Tai chi incorporates the Chinese concepts of yin and yang (opposing forces within the body) and qi (a vital energy or life force). Practicing tai chi is said to support a healthy balance of yin and yang, thereby aiding the flow of qi. There are different styles of tai chi, but they’re all based on relaxed, graceful movements.

As a low-impact, weight-bearing, aerobic exercise, it also offers physical conditioning, muscle strength, coordination, flexibility and balance.

Here are other relaxation techniques worth investigating, according to the National Center for Complementary and Alternative Medicine (NCCAM):

  • Autogenic training. You focus on the physical sensation of your own breathing or heartbeat and picture your body as warm, heavy, and/or relaxed.
  • Guided imagery. You focus on pleasant images to replace negative or stressful feelings.
  • Progressive relaxation. You focus on tightening and relaxing each muscle group, from your toes to your neck, possibly incorporating guided imagery and breathing exercises.
  • Self-hypnosis. You focus on a phrase or nonverbal cue called a suggestion.

Biofeedback. Once available only through a health facility, this technique relies on using an electronic device, now made in home versions, to teach you how to consciously produce the relaxation response.

Other Ways Relaxation
May Help With Wellness

Relaxation techniques have been studied for their ability to ease many health conditions, but often these studies have been small and at times results are conflicting. Still, relaxing might fit into an overall management plan for heart disease and stopping smoking, two of the challenges we’ve talked about on the site: 

  • Heart disease and heart symptoms. When a cardiac rehabilitation program (rehab following a heart attack or other event) was combined with relaxation response training, it led to significant reductions in blood pressure and lipid levels and better psychological functioning when compared to participants’ status before the program. When combined with other lifestyle changes and standard medical care, relaxation techniques may reduce the risk of recurrent heart attacks. 
  • High blood pressure. Progressive muscle relaxation may slightly lower blood pressure, though not enough to reduce the risk of heart disease, stroke or other health issues due to high blood pressure.
  • Smoking cessation. Relaxation exercises may help reduce cigarette cravings when you’re trying to quit.

Before You Get Started

Relaxation techniques are generally considered safe for healthy people.
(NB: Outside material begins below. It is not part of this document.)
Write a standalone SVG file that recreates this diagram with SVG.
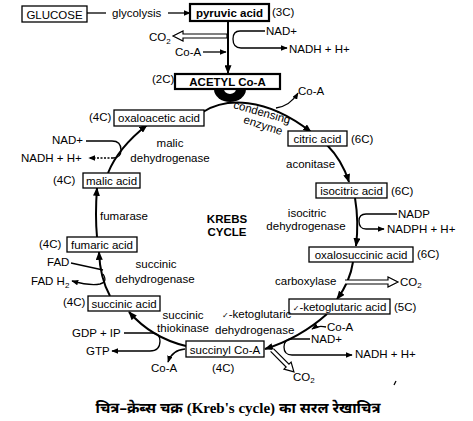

According to NCCAM, if you have a medical condition, talk to your healthcare provider before starting a technique that involves more than deep breathing. If you have epilepsy, a psychiatric condition or a history of abuse or trauma, talk to your healthcare provider before starting any approach. People with heart disease should talk to their healthcare provider before doing progressive muscle relaxation. Relaxation techniques are often used as part of a treatment plan and not as the only approach for potentially serious health conditions. Never use a relaxation technique to replace conventional medical care or to postpone seeing your healthcare provider about pain or any other medical condition.

When Choosing A Practitioner
There is no formal credential or license required for practicing or teaching most relaxation techniques, states NCCAM. However, the techniques may be used or taught by licensed professionals, including physicians, recreational therapists and psychologists. Ask about the training and experience of the practitioner or instructor you are considering for any complementary health approach. 

NCCAM suggests these additional tips: 

  • If you need names of practitioners in your area, first ask your healthcare provider.
  • Find out as much as you can about any potential practitioner, including his/her education, training, licensing and certifications, credentials that vary tremendously from state to state and from discipline to discipline.
  •  Find out whether he/she is willing to work together with your conventional healthcare providers for safe, coordinated care.
  • Explain all of your health conditions to the potential practitioner and ask about his/her experience in working with people with your conditions. Choose a practitioner who understands how to work with people with your specific needs, even if general well-being is your goal.